## Task directions
Transcribe the whole listing without a single picture.
☆ ☆ ☆
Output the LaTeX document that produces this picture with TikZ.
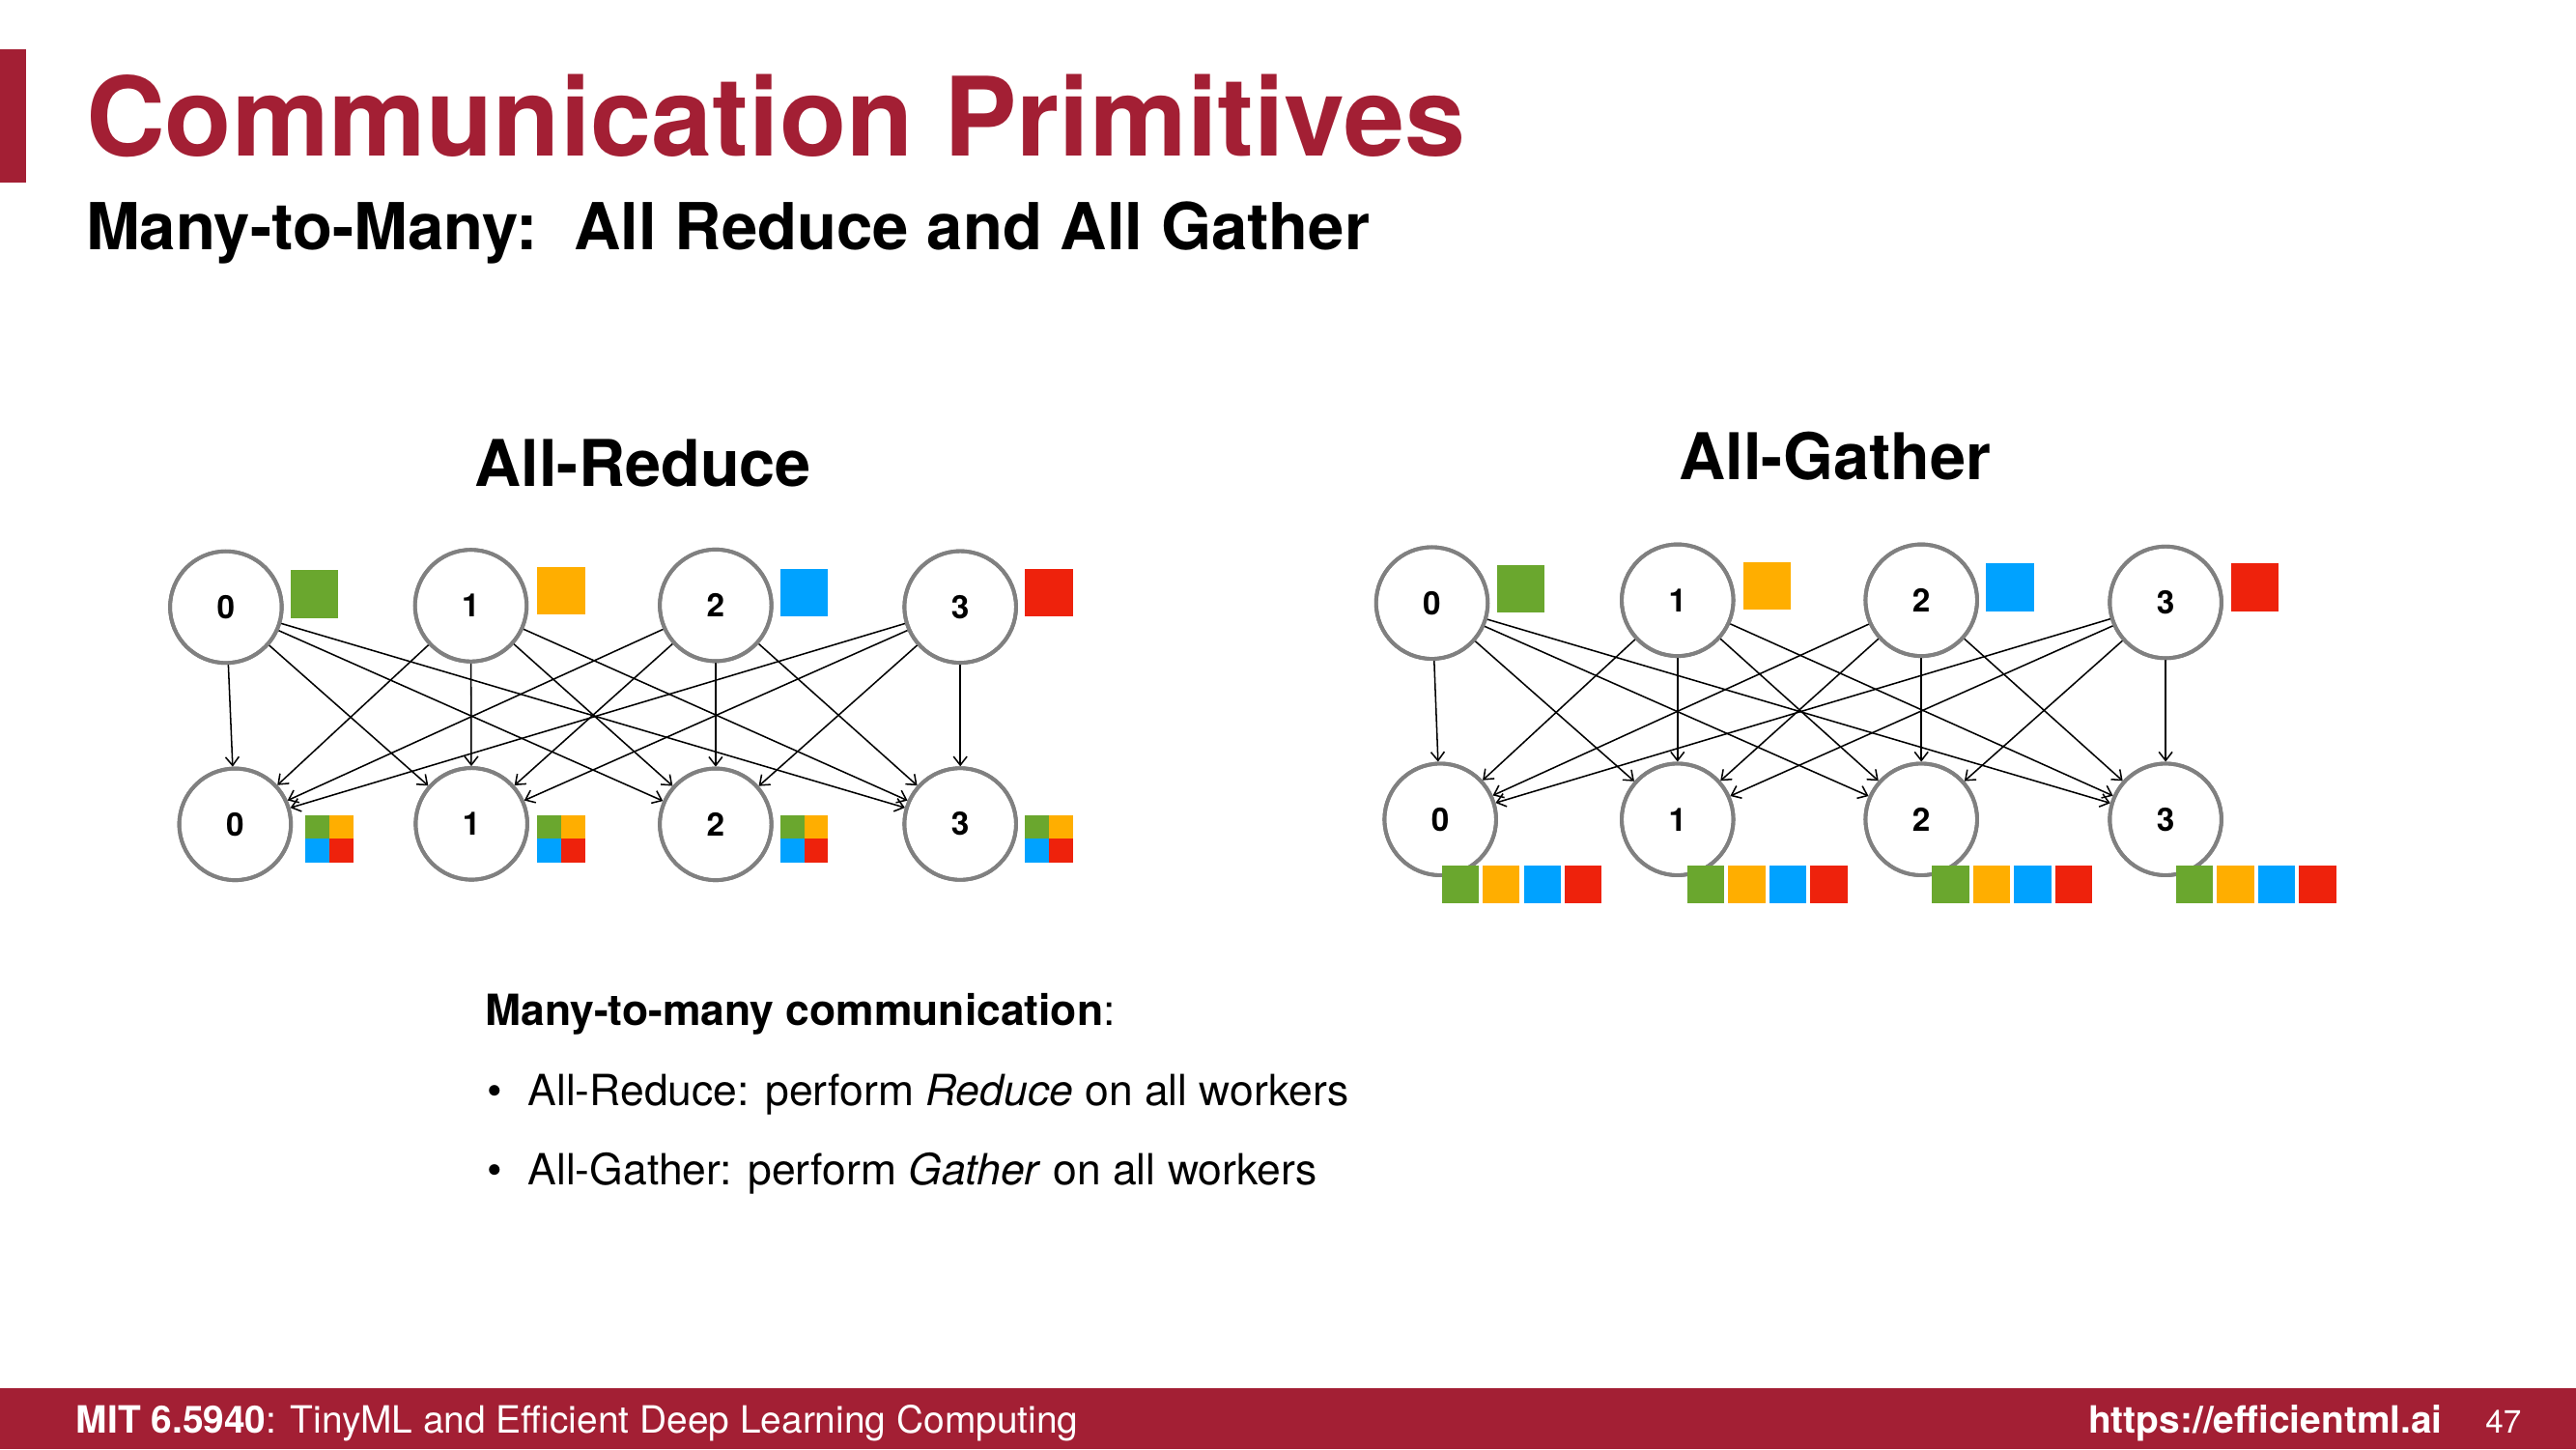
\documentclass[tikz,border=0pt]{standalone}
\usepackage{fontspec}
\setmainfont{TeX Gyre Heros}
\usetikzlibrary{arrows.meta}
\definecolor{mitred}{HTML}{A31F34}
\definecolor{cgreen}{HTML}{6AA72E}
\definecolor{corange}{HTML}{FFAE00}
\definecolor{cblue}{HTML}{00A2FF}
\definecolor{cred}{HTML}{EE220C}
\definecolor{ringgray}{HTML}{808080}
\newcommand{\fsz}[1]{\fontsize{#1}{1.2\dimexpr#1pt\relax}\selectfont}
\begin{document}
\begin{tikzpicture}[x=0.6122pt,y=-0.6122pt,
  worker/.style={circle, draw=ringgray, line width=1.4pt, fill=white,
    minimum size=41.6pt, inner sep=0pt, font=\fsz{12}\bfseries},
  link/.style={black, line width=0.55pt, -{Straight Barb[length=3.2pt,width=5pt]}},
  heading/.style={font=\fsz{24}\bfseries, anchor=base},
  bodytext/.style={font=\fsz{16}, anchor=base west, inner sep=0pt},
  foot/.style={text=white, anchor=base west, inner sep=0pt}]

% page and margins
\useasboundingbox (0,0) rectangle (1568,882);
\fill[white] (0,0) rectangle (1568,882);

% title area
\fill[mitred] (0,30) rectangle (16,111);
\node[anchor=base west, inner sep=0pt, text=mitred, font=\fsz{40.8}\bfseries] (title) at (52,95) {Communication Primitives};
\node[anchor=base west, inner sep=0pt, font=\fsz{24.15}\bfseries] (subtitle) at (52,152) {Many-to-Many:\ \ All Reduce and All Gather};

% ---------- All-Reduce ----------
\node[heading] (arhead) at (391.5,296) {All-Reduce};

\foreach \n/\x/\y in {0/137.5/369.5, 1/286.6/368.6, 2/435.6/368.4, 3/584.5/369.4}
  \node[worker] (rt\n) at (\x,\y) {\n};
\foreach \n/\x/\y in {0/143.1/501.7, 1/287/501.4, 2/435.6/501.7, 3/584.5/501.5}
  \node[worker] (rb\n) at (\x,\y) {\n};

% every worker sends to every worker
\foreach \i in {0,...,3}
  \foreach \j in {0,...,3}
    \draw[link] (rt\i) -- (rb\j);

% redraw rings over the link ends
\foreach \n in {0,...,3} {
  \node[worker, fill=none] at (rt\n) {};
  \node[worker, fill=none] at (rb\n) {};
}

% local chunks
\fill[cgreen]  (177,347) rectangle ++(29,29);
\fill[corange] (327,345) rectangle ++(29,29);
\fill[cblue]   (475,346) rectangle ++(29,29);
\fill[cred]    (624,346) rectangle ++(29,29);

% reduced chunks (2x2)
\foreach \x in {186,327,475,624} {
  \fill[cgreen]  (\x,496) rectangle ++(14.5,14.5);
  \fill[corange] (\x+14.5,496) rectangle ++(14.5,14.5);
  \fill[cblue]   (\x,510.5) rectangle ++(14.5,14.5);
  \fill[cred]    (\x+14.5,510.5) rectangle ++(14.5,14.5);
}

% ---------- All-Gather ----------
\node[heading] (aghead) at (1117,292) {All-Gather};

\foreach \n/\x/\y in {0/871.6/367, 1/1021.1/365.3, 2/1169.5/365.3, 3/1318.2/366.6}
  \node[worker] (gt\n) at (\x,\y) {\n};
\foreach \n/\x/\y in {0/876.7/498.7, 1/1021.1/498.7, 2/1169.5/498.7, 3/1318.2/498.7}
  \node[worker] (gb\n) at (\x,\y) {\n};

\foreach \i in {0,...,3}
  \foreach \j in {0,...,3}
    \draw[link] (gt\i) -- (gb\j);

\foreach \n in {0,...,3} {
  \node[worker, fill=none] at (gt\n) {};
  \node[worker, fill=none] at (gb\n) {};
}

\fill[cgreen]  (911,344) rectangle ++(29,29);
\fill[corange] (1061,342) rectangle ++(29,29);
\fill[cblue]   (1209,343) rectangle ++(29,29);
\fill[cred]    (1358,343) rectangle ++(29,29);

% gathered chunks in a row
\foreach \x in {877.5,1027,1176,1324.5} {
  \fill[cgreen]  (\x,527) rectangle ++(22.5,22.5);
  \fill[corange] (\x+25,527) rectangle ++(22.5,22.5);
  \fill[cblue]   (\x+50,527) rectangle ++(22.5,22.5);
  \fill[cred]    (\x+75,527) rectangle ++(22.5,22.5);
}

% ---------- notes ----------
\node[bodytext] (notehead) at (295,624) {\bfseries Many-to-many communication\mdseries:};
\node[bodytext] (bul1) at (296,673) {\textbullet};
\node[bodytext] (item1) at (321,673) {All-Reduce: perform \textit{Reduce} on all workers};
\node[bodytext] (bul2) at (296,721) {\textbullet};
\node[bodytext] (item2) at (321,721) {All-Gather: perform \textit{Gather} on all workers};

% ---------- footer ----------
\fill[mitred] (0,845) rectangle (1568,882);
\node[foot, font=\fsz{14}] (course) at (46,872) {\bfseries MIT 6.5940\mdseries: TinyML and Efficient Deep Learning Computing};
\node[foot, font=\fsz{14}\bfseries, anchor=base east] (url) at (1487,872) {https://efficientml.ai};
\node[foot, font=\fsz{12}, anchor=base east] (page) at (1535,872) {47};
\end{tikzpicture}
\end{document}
☆ ☆ ☆
## Full response
Output the LaTeX document that produces this picture with TikZ.
\documentclass[tikz,border=0pt]{standalone}
\usepackage{fontspec}
\setmainfont{TeX Gyre Heros}
\usetikzlibrary{arrows.meta}
\definecolor{mitred}{HTML}{A31F34}
\definecolor{cgreen}{HTML}{6AA72E}
\definecolor{corange}{HTML}{FFAE00}
\definecolor{cblue}{HTML}{00A2FF}
\definecolor{cred}{HTML}{EE220C}
\definecolor{ringgray}{HTML}{808080}
\newcommand{\fsz}[1]{\fontsize{#1}{1.2\dimexpr#1pt\relax}\selectfont}
\begin{document}
\begin{tikzpicture}[x=0.6122pt,y=-0.6122pt,
  worker/.style={circle, draw=ringgray, line width=1.4pt, fill=white,
    minimum size=41.6pt, inner sep=0pt, font=\fsz{12}\bfseries},
  link/.style={black, line width=0.55pt, -{Straight Barb[length=3.2pt,width=5pt]}},
  heading/.style={font=\fsz{24}\bfseries, anchor=base},
  bodytext/.style={font=\fsz{16}, anchor=base west, inner sep=0pt},
  foot/.style={text=white, anchor=base west, inner sep=0pt}]

% page and margins
\useasboundingbox (0,0) rectangle (1568,882);
\fill[white] (0,0) rectangle (1568,882);

% title area
\fill[mitred] (0,30) rectangle (16,111);
\node[anchor=base west, inner sep=0pt, text=mitred, font=\fsz{40.8}\bfseries] (title) at (52,95) {Communication Primitives};
\node[anchor=base west, inner sep=0pt, font=\fsz{24.15}\bfseries] (subtitle) at (52,152) {Many-to-Many:\ \ All Reduce and All Gather};

% ---------- All-Reduce ----------
\node[heading] (arhead) at (391.5,296) {All-Reduce};

\foreach \n/\x/\y in {0/137.5/369.5, 1/286.6/368.6, 2/435.6/368.4, 3/584.5/369.4}
  \node[worker] (rt\n) at (\x,\y) {\n};
\foreach \n/\x/\y in {0/143.1/501.7, 1/287/501.4, 2/435.6/501.7, 3/584.5/501.5}
  \node[worker] (rb\n) at (\x,\y) {\n};

% every worker sends to every worker
\foreach \i in {0,...,3}
  \foreach \j in {0,...,3}
    \draw[link] (rt\i) -- (rb\j);

% redraw rings over the link ends
\foreach \n in {0,...,3} {
  \node[worker, fill=none] at (rt\n) {};
  \node[worker, fill=none] at (rb\n) {};
}

% local chunks
\fill[cgreen]  (177,347) rectangle ++(29,29);
\fill[corange] (327,345) rectangle ++(29,29);
\fill[cblue]   (475,346) rectangle ++(29,29);
\fill[cred]    (624,346) rectangle ++(29,29);

% reduced chunks (2x2)
\foreach \x in {186,327,475,624} {
  \fill[cgreen]  (\x,496) rectangle ++(14.5,14.5);
  \fill[corange] (\x+14.5,496) rectangle ++(14.5,14.5);
  \fill[cblue]   (\x,510.5) rectangle ++(14.5,14.5);
  \fill[cred]    (\x+14.5,510.5) rectangle ++(14.5,14.5);
}

% ---------- All-Gather ----------
\node[heading] (aghead) at (1117,292) {All-Gather};

\foreach \n/\x/\y in {0/871.6/367, 1/1021.1/365.3, 2/1169.5/365.3, 3/1318.2/366.6}
  \node[worker] (gt\n) at (\x,\y) {\n};
\foreach \n/\x/\y in {0/876.7/498.7, 1/1021.1/498.7, 2/1169.5/498.7, 3/1318.2/498.7}
  \node[worker] (gb\n) at (\x,\y) {\n};

\foreach \i in {0,...,3}
  \foreach \j in {0,...,3}
    \draw[link] (gt\i) -- (gb\j);

\foreach \n in {0,...,3} {
  \node[worker, fill=none] at (gt\n) {};
  \node[worker, fill=none] at (gb\n) {};
}

\fill[cgreen]  (911,344) rectangle ++(29,29);
\fill[corange] (1061,342) rectangle ++(29,29);
\fill[cblue]   (1209,343) rectangle ++(29,29);
\fill[cred]    (1358,343) rectangle ++(29,29);

% gathered chunks in a row
\foreach \x in {877.5,1027,1176,1324.5} {
  \fill[cgreen]  (\x,527) rectangle ++(22.5,22.5);
  \fill[corange] (\x+25,527) rectangle ++(22.5,22.5);
  \fill[cblue]   (\x+50,527) rectangle ++(22.5,22.5);
  \fill[cred]    (\x+75,527) rectangle ++(22.5,22.5);
}

% ---------- notes ----------
\node[bodytext] (notehead) at (295,624) {\bfseries Many-to-many communication\mdseries:};
\node[bodytext] (bul1) at (296,673) {\textbullet};
\node[bodytext] (item1) at (321,673) {All-Reduce: perform \textit{Reduce} on all workers};
\node[bodytext] (bul2) at (296,721) {\textbullet};
\node[bodytext] (item2) at (321,721) {All-Gather: perform \textit{Gather} on all workers};

% ---------- footer ----------
\fill[mitred] (0,845) rectangle (1568,882);
\node[foot, font=\fsz{14}] (course) at (46,872) {\bfseries MIT 6.5940\mdseries: TinyML and Efficient Deep Learning Computing};
\node[foot, font=\fsz{14}\bfseries, anchor=base east] (url) at (1487,872) {https://efficientml.ai};
\node[foot, font=\fsz{12}, anchor=base east] (page) at (1535,872) {47};
\end{tikzpicture}
\end{document}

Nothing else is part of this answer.